Si la charte a pour but de prévenir ce genre d’agissements, elle ne possède pas un caractère obligatoire. Cependant, pour maître Eloi Ratefimahefamijoro, du parti Tim, la valeur morale de la charte est son point fort. « Les échanges mutuels ont permis de parler des postures à adopter en période électorale. Il en est ressorti que le fihavanana est sacré ainsi que le respect mutuel. Il est important d’améliorer les pratiques politiques. La politique est un choix et une conviction personnelle que l’on doit assumer », développe Vololonirina Olga Ratolojanahary, maire et présidente du TGV au niveau de la commune rurale Alakamisy Itenina.
Défi
Les prochaines étapes porteront sur la signature de la Charte. Le Comité de Mise en œuvre et de suivi de la charte (CSC) sera particulièrement attendu. En effet, il s’est avéré nécessaire de le mettre en place pour rendre le dispositif efficace. Le CSC va assurer une meilleure diffusion du document et surtout veiller à son application.

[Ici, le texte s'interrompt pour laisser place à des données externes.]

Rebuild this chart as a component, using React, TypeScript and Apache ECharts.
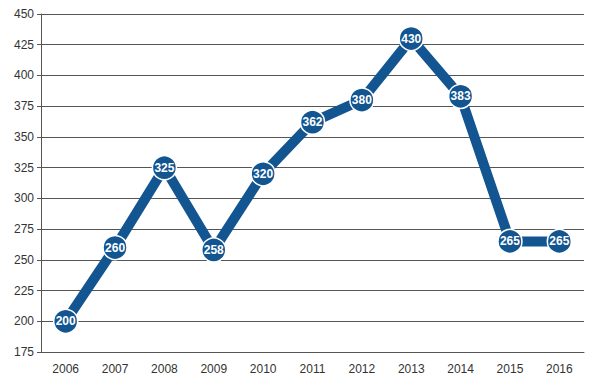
import React, { useEffect, useRef } from "react";
import * as echarts from "echarts";

const years = ["2006", "2007", "2008", "2009", "2010", "2011", "2012", "2013", "2014", "2015", "2016"];
const values = [200, 260, 325, 258, 320, 362, 380, 430, 383, 265, 265];

export default function App() {
  const ref = useRef<HTMLDivElement>(null);
  useEffect(() => {
    const chart = echarts.init(ref.current!, null, { renderer: "svg" });
    chart.setOption({
      animation: false,
      grid: { left: 41, right: 10, top: 14, bottom: 32 },
      xAxis: {
        type: "category",
        data: years,
        axisLine: { lineStyle: { color: "#555", width: 1 } },
        axisTick: { show: false },
        axisLabel: { color: "#333", fontFamily: "Liberation Sans, Arial, sans-serif", fontSize: 12, margin: 11 },
      },
      yAxis: {
        type: "value",
        min: 175,
        max: 450,
        interval: 25,
        axisLine: { show: true, lineStyle: { color: "#555", width: 1 } },
        axisTick: { show: true, length: 4, lineStyle: { color: "#555" } },
        splitLine: { lineStyle: { color: "#555", width: 1 } },
        axisLabel: { color: "#333", fontFamily: "Liberation Sans, Arial, sans-serif", fontSize: 12, margin: 7 },
      },
      series: [
        {
          type: "line",
          data: values,
          lineStyle: { color: "#135591", width: 10 },
          itemStyle: { color: "#135591", borderColor: "#fff", borderWidth: 1.5 },
          symbol: "circle",
          symbolSize: 24,
          label: {
            show: true,
            position: "inside",
            color: "#fff",
            fontWeight: "bold",
            fontSize: 12,
            fontFamily: "Liberation Sans, Arial, sans-serif",
          },
        },
      ],
    });
    return () => chart.dispose();
  }, []);
  return <div ref={ref} style={{ width: 594, height: 384, position: "absolute", left: 0, top: 0 }} />;
}
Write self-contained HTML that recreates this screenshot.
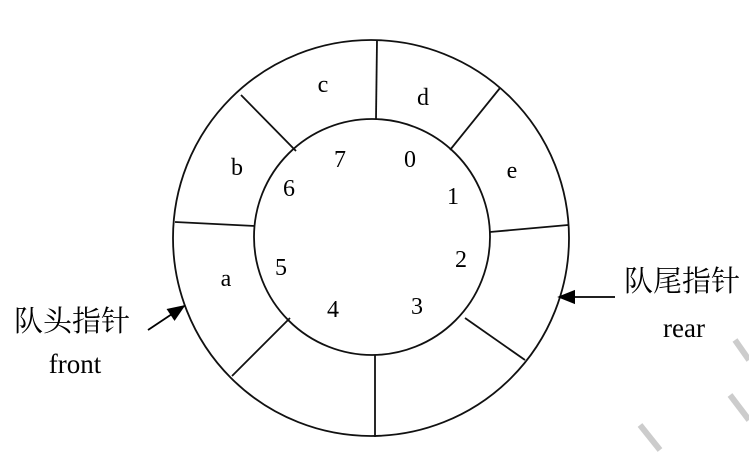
<!DOCTYPE html>
<html><head><meta charset="utf-8"><style>
html,body{margin:0;padding:0;background:#fff;}
svg{display:block;}
text{font-family:"Liberation Serif","Noto Serif CJK SC",serif;fill:#000;}
</style></head><body>
<svg width="749" height="462" viewBox="0 0 749 462">
<defs><marker id="ah" markerWidth="10" markerHeight="10" refX="9" refY="5" orient="auto"><path d="M0,1 L10,5 L0,9 Z" fill="#000"/></marker></defs>
<g stroke="#111" stroke-width="1.8" fill="none">
<circle cx="371" cy="238" r="198"/>
<circle cx="372" cy="237" r="118"/>
<line x1="377" y1="40" x2="376" y2="119"/>
<line x1="500" y1="88" x2="450" y2="150"/>
<line x1="568" y1="225" x2="490" y2="232"/>
<line x1="525" y1="360" x2="465" y2="318"/>
<line x1="375" y1="437" x2="375" y2="355"/>
<line x1="232" y1="376" x2="290" y2="318"/>
<line x1="175" y1="222" x2="255" y2="226"/>
<line x1="241" y1="95" x2="296" y2="151"/>
</g>
<g font-size="24" text-anchor="middle">
<text x="323" y="92">c</text>
<text x="423" y="105">d</text>
<text x="237" y="175">b</text>
<text x="512" y="178">e</text>
<text x="226" y="286">a</text>
<text x="340" y="167">7</text>
<text x="410" y="167">0</text>
<text x="289" y="196">6</text>
<text x="453" y="204">1</text>
<text x="281" y="275">5</text>
<text x="461" y="267">2</text>
<text x="333" y="317">4</text>
<text x="417" y="314">3</text>
</g>
<text x="14" y="331" font-size="29">队头指针</text>
<text x="75" y="373" font-size="27" text-anchor="middle">front</text>
<line x1="148" y1="330" x2="184" y2="306" stroke="#000" stroke-width="1.8" marker-end="url(#ah)"/>
<text x="624" y="291" font-size="29">队尾指针</text>
<text x="684" y="337" font-size="27" text-anchor="middle">rear</text>
<line x1="615" y1="297" x2="559" y2="297" stroke="#000" stroke-width="1.8" marker-end="url(#ah)"/>
<g stroke="#ccc" stroke-width="6">
<line x1="640" y1="425" x2="660" y2="450"/>
<line x1="730" y1="395" x2="749" y2="420"/>
<line x1="735" y1="340" x2="749" y2="360"/>
</g>
</svg>
</body></html>
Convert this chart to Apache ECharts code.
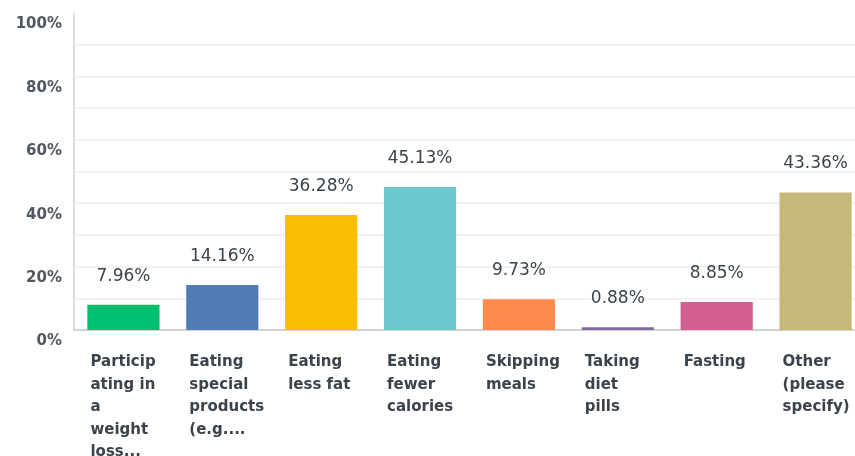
<!DOCTYPE html>
<html>
<head>
<meta charset="utf-8">
<script src="https://cdn.jsdelivr.net/npm/echarts@6/dist/echarts.min.js"></script>
<style>
  html, body { margin: 0; padding: 0; background: #ffffff; }
  #chart { width: 855px; height: 456px; }
</style>
</head>
<body>
<div id="chart"></div>
<script>
// Answer choices (pre-wrapped as shown under each bar)
const categories = [
  'Particip\nating in\na\nweight\nloss...',
  'Eating\nspecial\nproducts\n(e.g....',
  'Eating\nless fat',
  'Eating\nfewer\ncalories',
  'Skipping\nmeals',
  'Taking\ndiet\npills',
  'Fasting',
  'Other\n(please\nspecify)'
];
// Share of respondents, percent
const values = [7.96, 14.16, 36.28, 45.13, 9.73, 0.88, 8.85, 43.36];
const barColors = ['#00BF6F', '#507CB6', '#F9BE00', '#6BC8CD', '#FF8B4F', '#7F6AA2', '#D25F90', '#C7B879'];
// Percent axis ticks that carry a label
const yTicks = [0, 20, 40, 60, 80, 100];

const chart = echarts.init(document.getElementById('chart'), null, { renderer: 'canvas' });
const fontFamily = '"DejaVu Sans", sans-serif';

chart.setOption({
  animation: false,
  backgroundColor: '#ffffff',
  grid: {
    left: 74, top: 13, width: 791, height: 317,
    containLabel: false,
    outerBoundsMode: 'none'
  },
  xAxis: {
    type: 'category',
    data: categories,
    axisLine: { show: true, lineStyle: { color: '#d0d2d3', width: 2 } },
    axisTick: { show: false },
    axisLabel: {
      interval: 0,
      align: 'left',
      verticalAlign: 'top',
      margin: 21,
      padding: [0, 0, 0, -33],
      color: '#3b444c',
      fontFamily: fontFamily,
      fontSize: 15,
      fontWeight: 'bold',
      lineHeight: 22.5
    }
  },
  yAxis: {
    type: 'value',
    min: 0,
    max: 100,
    interval: 10,
    axisLine: { show: true, lineStyle: { color: '#d0d2d3', width: 1.5 } },
    axisTick: { show: false },
    splitLine: { show: true, showMaxLine: false, lineStyle: { color: '#eeeeee', width: 1.5 } },
    axisLabel: {
      margin: 12,
      verticalAlign: 'top',
      padding: [4, 0, 0, 0],
      color: '#4f5861',
      fontFamily: fontFamily,
      fontSize: 15,
      fontWeight: 'bold',
      formatter: function (v) { return yTicks.indexOf(v) >= 0 ? v + '%' : ''; }
    }
  },
  series: [{
    type: 'bar',
    data: values.map(function (v, i) {
      return { value: v, itemStyle: { color: barColors[i] } };
    }),
    barWidth: '73%',
    label: {
      show: true,
      position: 'top',
      distance: 20,
      color: '#3b444c',
      fontFamily: fontFamily,
      fontSize: 17,
      fontWeight: 'normal',
      formatter: function (p) { return p.value.toFixed(2) + '%'; }
    }
  }]
});
</script>
</body>
</html>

La sensibilisation auprès des partis politiques qui n’ont pas encore adhéré à la charte revient à ce comité qui assurera aussi la collecte des recommandations et suggestions d’amélioration ainsi que la mise à jour ou la révision du document. « La démarche que nous avons accomplie prouve que les partis sont toujours essentiels dans la vie d’une nation. Surtout, les formations politiques malgaches peuvent travailler en bonne intelligence et en entente. Elles peuvent avancer dans le sens de l’apaisement », plaide Mireille Andriambolanoro.
Le vrai défi sera la mise en œuvre des dispositions contenues dans la Charte. Elle dépendra de la signification que les signataires leur attribuent. « Ce ne sont pas la contrainte et la sanction qui font la force obligatoire des codes de bonne conduite aux élections. Le triomphe du droit consenti sur le droit imposé conduit à un assouplissement de la juridicité en la matière, puisqu’il est prévu dans ces codes des mécanismes propres de contrôle », conclut Brusil Miranda Metou.